Fans of architecture, art and history have options galore in the form of the Manchester Cathedral, Albert Square, Manchester Art Gallery, Castlefield, Town Hall, etc. If you want more shopping options, you’ve got Market Street and the Trafford Centre.
Nighthawks would be happy to know that nightlife is big in Manchester. Several big names such as Daft Punk and Chemical Brothers offer service in the city. By the way, people who aren’t too keen on dancing and would like a quieter space have options too. For whisky lovers, there is Britons Protection that offers a meal and 200 varieties of whisky to sample.
Budget Stays in Manchester
Be sure to look for cheap accommodation. The city is known for its exclusive boutique hotels but you’ll also find plenty of mid-range hotels that cater to travellers on a budget. A bed & breakfast is ideal for a weekend city break with friends while a branch of an affordable hotel chain makes a great base from which to shop at the Manchester Arndale Centre or intu Trafford Centre. It’s worth booking early, whether you’re planning a short trip to catch one of the city’s famous football teams in action or a family holiday.
Manchester, though not as expensive as London, is a costly city to tour around or lodge in. If you’re looking for budget hotel options, you’ve got quite a few options in the form of rooms, cheap hostels, hotels, etc. Some low-cost options are close to the Piccadilly train station. Hostel dorms would cost £20, and the areas surrounding the Piccadilly train station have quite a few of these, with most offering free Wi-Fi also. In case you want a private room, be ready to pay at least £45 per night.
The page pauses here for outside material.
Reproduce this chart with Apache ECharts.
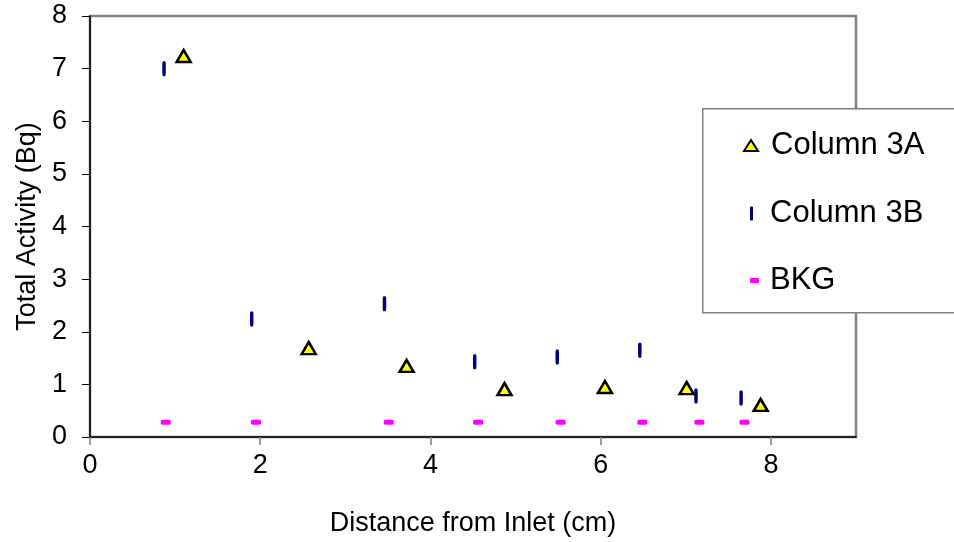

There are several campgrounds as well, but they are located on the city’s outskirts. If you have a car and also a tent, campground space would cost anywhere between £10-20 per night. Budget hotels with a private double room would start at £45, inclusive of free Wi-Fi and breakfast. Airbnb is an option if you’re looking for a hotel room-like setup but for a cheaper cost. Shared accommodation aren’t many but if you manage to find a few, they would set you back by close to £18 per night.